One displaced senior in Reno finds home; others wait

By  | 

RENO, Nev. (KOLO) When we first met Colleen Danielson, she was facing an uncertain future, literally not knowing where she'd be living.

At 74, a heart disease survivor living on $800 a month, her world had shrunk to a tiny studio apartment and she'd soon be losing even that.

The Civic Center Apartments had been sold. The new owners were planning an upgrade and a huge rental increase. She and the other residents--seniors and disabled vets--were being evicted. Just in time for the holidays they were being tossed into a housing market with little room for them.

She'd worked through a long list of potential leads with no results.

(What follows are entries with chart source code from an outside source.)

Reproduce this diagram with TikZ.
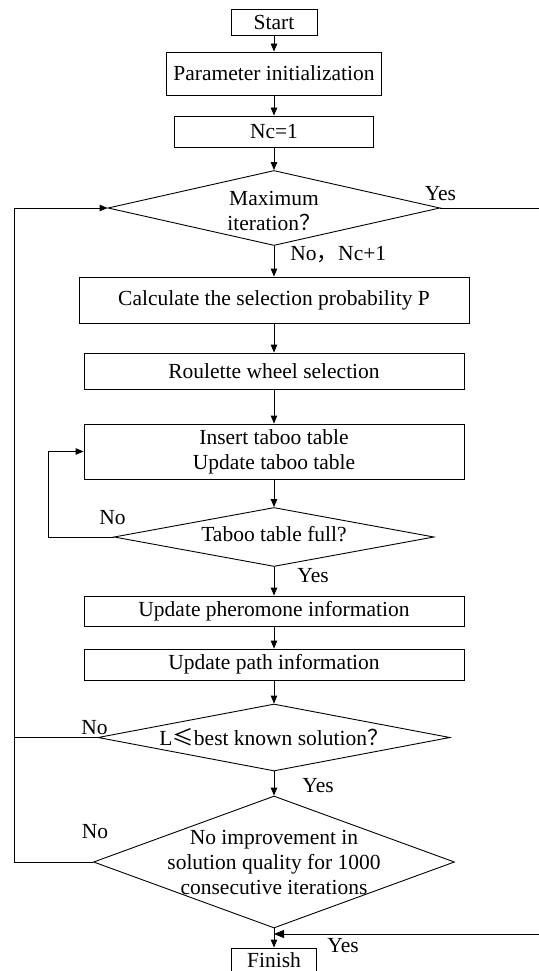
\documentclass[tikz,border=0pt]{standalone}
\usepackage{fontspec}
\setmainfont{Liberation Serif}
\newfontfamily\cjk{Noto Sans CJK SC}
\usetikzlibrary{shapes.geometric,arrows.meta}

\begin{document}
\begin{tikzpicture}[x=1pt,y=-1pt,line width=0.9pt,
    font=\fontsize{21.5}{25}\selectfont,
    box/.style={draw,rectangle,inner sep=0pt,align=center},
    decide/.style={draw,diamond,inner sep=0pt},
    lbl/.style={inner sep=0pt},
    arr/.style={-{Triangle[length=8pt,width=6.5pt]}}]
      \useasboundingbox (0,0) rectangle (538,971);
      % main column
      \node[box,minimum width=86,minimum height=26] (start) at (274,22) {Start};
      \node[box,minimum width=215,minimum height=43] (init) at (274,73.5) {Parameter initialization};
      \node[box,minimum width=199,minimum height=31] (nc) at (274,131.5) {Nc=1};
      \node[decide,minimum width=332,minimum height=75] (d1) at (274,208) {};
      \node[align=center] (d1txt) at (274,211) {Maximum\\iteration{\cjk ？}};
      \node[box,minimum width=390,minimum height=46] (calc) at (274,300) {Calculate the selection probability P};
      \node[box,minimum width=380,minimum height=36] (roul) at (274,371) {Roulette wheel selection};
      \node[box,minimum width=380,minimum height=55] (taboo) at (274,451.5) {Insert taboo table\\Update taboo table};
      \node[decide,minimum width=320,minimum height=59] (d2) at (274,537) {};
      \node (d2txt) at (274,534) {Taboo table full?};
      \node[box,minimum width=380,minimum height=30] (pher) at (274,611) {Update pheromone information};
      \node[box,minimum width=380,minimum height=31] (path) at (274,664.5) {Update path information};
      \node[decide,minimum width=352,minimum height=67] (d3) at (274,737.5) {};
      \node (d3txt) at (274,737) {L{\cjk ≤}best known solution{\cjk ？}};
      \node[decide,minimum width=361,minimum height=132] (d4) at (274,862) {};
      \node[align=center] (d4txt) at (274,862) {No improvement in\\solution quality for 1000\\consecutive iterations};
      \node[box,minimum width=85,minimum height=30,text depth=6pt] (finish) at (274,963) {Finish};
      \coordinate (lbot) at (14,862);
      \coordinate (tl) at (48,537);
      \coordinate (rgt) at (541,208);
      \coordinate (jn) at (274,934);
      % connectors
      \draw[arr] (start) -- (init);
      \draw[arr] (init) -- (nc);
      \draw[arr] (nc) -- (d1);
      \draw[arr] (d1) -- (calc);
      \draw[arr] (calc) -- (roul);
      \draw[arr] (roul) -- (taboo);
      \draw[arr] (taboo) -- (d2);
      \draw[arr] (d2) -- (pher);
      \draw[arr] (pher) -- (path);
      \draw[arr] (path) -- (d3);
      \draw[arr] (d3) -- (d4);
      \draw[arr] (d4) -- (finish);
      \draw[arr] (d2.west) -- (tl) |- (taboo.west);
      \draw[arr] (d4.west) -- (lbot) |- (d1.west);
      \draw (d3.west) -- (d3.west -| lbot);
      \draw[-{Triangle[length=10pt,width=8pt]}] (d1.east) -- (rgt) |- (jn);
      % labels
      \node[lbl,anchor=south] at ([yshift=7pt]d1.east) {Yes};
      \node[lbl,anchor=north west] at ([xshift=16pt]d1.south) {No{\cjk ，}Nc+1};
      \node[lbl,anchor=south] at ([xshift=-1pt,yshift=12pt]d2.west) {No};
      \node[lbl,anchor=north west] at ([xshift=23pt,yshift=-1pt]d2.south) {Yes};
      \node[lbl,anchor=south] at ([xshift=-3pt,yshift=2pt]d3.west) {No};
      \node[lbl,anchor=north west] at ([xshift=28pt,yshift=-7pt]d3.south) {Yes};
      \node[lbl,anchor=south] at ([xshift=2pt,yshift=23pt]d4.west) {No};
      \node[lbl,anchor=north west] at ([xshift=53pt,yshift=-4pt]jn) {Yes};
    \end{tikzpicture}
\end{document}
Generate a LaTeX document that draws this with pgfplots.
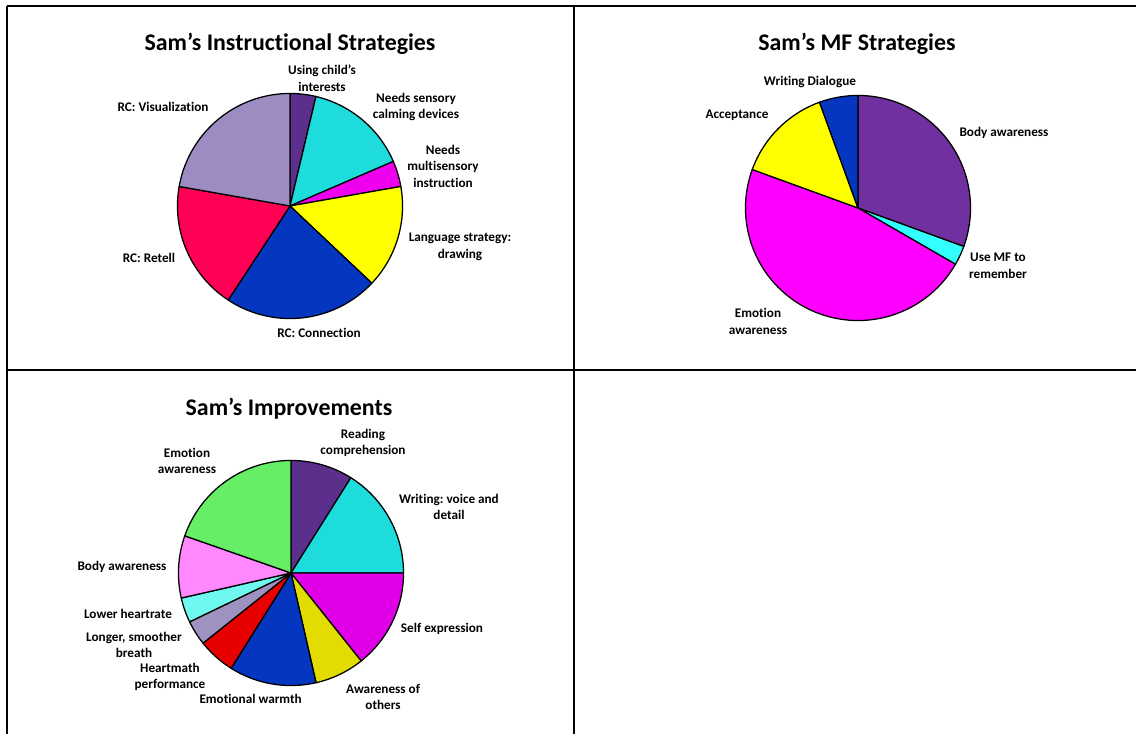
\documentclass[border=0pt]{standalone}
\usepackage{pgfplots}
\pgfplotsset{compat=1.18}
\usepackage{fontspec}
\setmainfont{Carlito}[Ligatures={NoCommon}]
\frenchspacing

\definecolor{dpurple}{HTML}{5C2F8C}
\definecolor{turq}{HTML}{1EDCDC}
\definecolor{magA}{HTML}{EE00EE}
\definecolor{yel}{HTML}{FFFF00}
\definecolor{blueA}{HTML}{0536C0}
\definecolor{crimson}{HTML}{FF0055}
\definecolor{lav}{HTML}{9C8CC2}
\definecolor{purp}{HTML}{7030A0}
\definecolor{cyanB}{HTML}{33FFFF}
\definecolor{magB}{HTML}{FF00FF}
\definecolor{magC}{HTML}{E000E8}
\definecolor{olive}{HTML}{E2DC00}
\definecolor{redA}{HTML}{E60000}
\definecolor{lav2}{HTML}{9E92C0}
\definecolor{lcyan}{HTML}{6EF8F0}
\definecolor{pink}{HTML}{FF88FF}
\definecolor{green}{HTML}{66EE66}

\newcommand\ttl{\fontsize{17.9}{21}\selectfont\bfseries}
\newcommand\lbl{\fontsize{9.9}{12.4}\selectfont\bfseries}
\newcommand\ap{{\char"0027}}

% pie helpers: slice sizes are the plain counts passed to \pieslice
\newcommand\pieinit[1]{\gdef\pietotal{#1}\gdef\piecum{0}}
\newcommand\pieslice[2]{%
  \pgfmathsetmacro\pb{90-360*(\piecum/\pietotal)}%
  \pgfmathsetmacro\newcum{\piecum+#1}%
  \xdef\piecum{\newcum}%
  \pgfmathsetmacro\pa{90-360*(\piecum/\pietotal)}%
  \edef\doplot{\noexpand\addplot[draw=black, line width=0.95pt, line join=round, fill=#2, domain=\pa:\pb, samples=90] ({cos(x)},{sin(x)}) -- (axis cs:0,0) -- cycle;}%
  \doplot
}
\pgfplotsset{pie/.style={hide axis, x=84.4pt, y=84.4pt, xmin=-1.1, xmax=1.1, ymin=-1.1, ymax=1.1, anchor=center, clip=false}}

\begin{document}
\begin{tikzpicture}
\begin{scope}[x=0.75pt,y=-0.75pt]
\useasboundingbox (0,0) rectangle (1136,734);
\fill[white] (0,0) rectangle (1136,734);
\draw[line width=1.5pt] (7,6) -- (1145,6);
\draw[line width=1.5pt] (7,6) -- (7,745);
\draw[line width=1.5pt] (574,6) -- (574,745);
\draw[line width=1.5pt] (7,370.5) -- (1145,370.5);
\end{scope}

% Pie 1
\begin{axis}[pie, at={(217.5pt,-154.5pt)}]
\pieinit{27}
\pieslice{1}{dpurple}
\pieslice{4}{turq}
\pieslice{1}{magA}
\pieslice{4}{yel}
\pieslice{6}{blueA}
\pieslice{5}{crimson}
\pieslice{6}{lav}
\end{axis}

% Pie 2
\begin{axis}[pie, at={(643.5pt,-156pt)}]
\pieinit{36}
\pieslice{11}{purp}
\pieslice{1}{cyanB}
\pieslice{17}{magB}
\pieslice{5}{yel}
\pieslice{2}{blueA}
\end{axis}

% Pie 3
\begin{axis}[pie, at={(218.25pt,-429.75pt)}]
\pieinit{56}
\pieslice{5}{dpurple}
\pieslice{9}{turq}
\pieslice{8}{magC}
\pieslice{4}{olive}
\pieslice{7}{blueA}
\pieslice{3}{redA}
\pieslice{2}{lav2}
\pieslice{2}{lcyan}
\pieslice{5}{pink}
\pieslice{11}{green}
\end{axis}

\begin{scope}[x=0.75pt,y=-0.75pt, every node/.style={inner sep=0pt, align=center, font=\lbl}]
\node[font=\ttl] at (290,44) {Sam\ap s Instructional Strategies};
\node at (322,78) {Using child\ap s\\interests};
\node at (416,107) {Needs sensory\\calming devices};
\node at (443,166) {Needs\\multisensory\\instruction};
\node at (460,247) {Language strategy:\\drawing};
\node at (319,333) {RC: Connection};
\node at (149,258) {RC: Retell};
\node at (163,107) {RC: Visualization};

\node[font=\ttl] at (857,44) {Sam\ap s MF Strategies};
\node at (810,82) {Writing Dialogue};
\node at (737,115.5) {Acceptance};
\node at (1004,133) {Body awareness};
\node at (998,266) {Use MF to\\remember};
\node at (758,321.5) {Emotion\\awareness};

\node[font=\ttl] at (289,409) {Sam\ap s Improvements};
\node at (363,443) {Reading\\comprehension};
\node at (187,461) {Emotion\\awareness};
\node at (449,507) {Writing: voice and\\detail};
\node at (122,567) {Body awareness};
\node at (442,629) {Self expression};
\node at (128,614) {Lower heartrate};
\node at (134,645) {Longer, smoother\\breath};
\node at (170,677) {Heartmath\\performance};
\node at (250.6,699) {Emotional warmth};
\node at (383,697) {Awareness of\\others};
\end{scope}
\end{tikzpicture}
\end{document}
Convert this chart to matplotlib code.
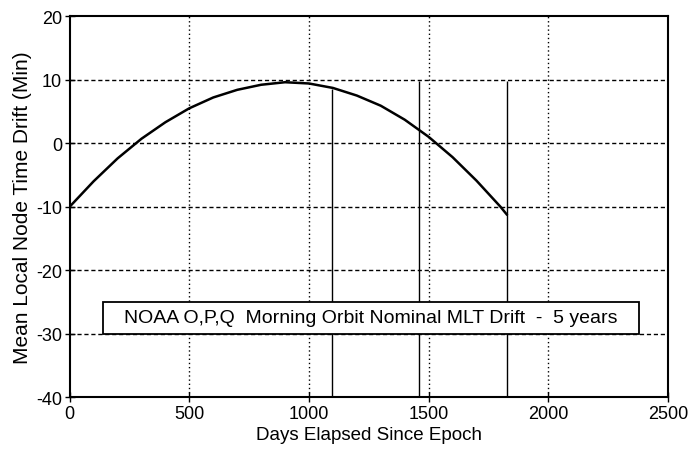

We took the problem to the attention of Ward Three Councilman Oscar Delgado. As it turned out there was little he or the city could do. The building was not under any affordable housing contract. The new landlord was fully within rights.

He did bring residents valuable information--a city-produced emergency resource guide--leads on possible housing, phone numbers of agencies which might be able to help.

And he made calls, one of which led Colleen to a group of apartments on Third Street. She applied and Thursday got the good news that an apartment was hers.

"I got the call and she said 'You've got the apartment. We're going to rent to you. There's no hurry to come over.' And I said 'Oh, no I'm coming over right now.

Relieved doesn't quite describe her feeling.

"I have a home. I didn't know what I was going to do. I thought I was going to end up in a motel with my cat."

It still almost didn't happen. The new owners don't plan on returning residents' deposits until they move out. That leaves Colleen and the others without the funds to place deposits on new homes, if they manage to find them.

But our stories prompted several of our viewers to call us with offers to help her or any of the other residents. Colleen is using one such offer--which she plans to repay--to hold her new apartment until she moves in the first of the year. She worries about the others.

"Now we have what, 32 apartments (other residents) that need a home."

One of our viewers asked about a GoFundMe page. Colleen was reluctant to accept the responsibility for others' money.

Link to the Gofundme page.

But the community group ACTIONN offered to administer it through the St. Vincent De Paul charity. Donations are coming in.

"That's obviously great news that so many people have stepped up to help," says ACTIONN Community Organizer Area Overli, "but we keep seeing the same situation over and over and so many of them need help. I don't know even with all the help if we're going to get all the help we need."

Colleen Danielson put a human face on a serious issue facing our community. Local government is starting to move toward some solutions. This week she was one of many who urged the county commission to set up a trust fund to encourage development of affordable housing.

Any relief from that effort is still a long way off.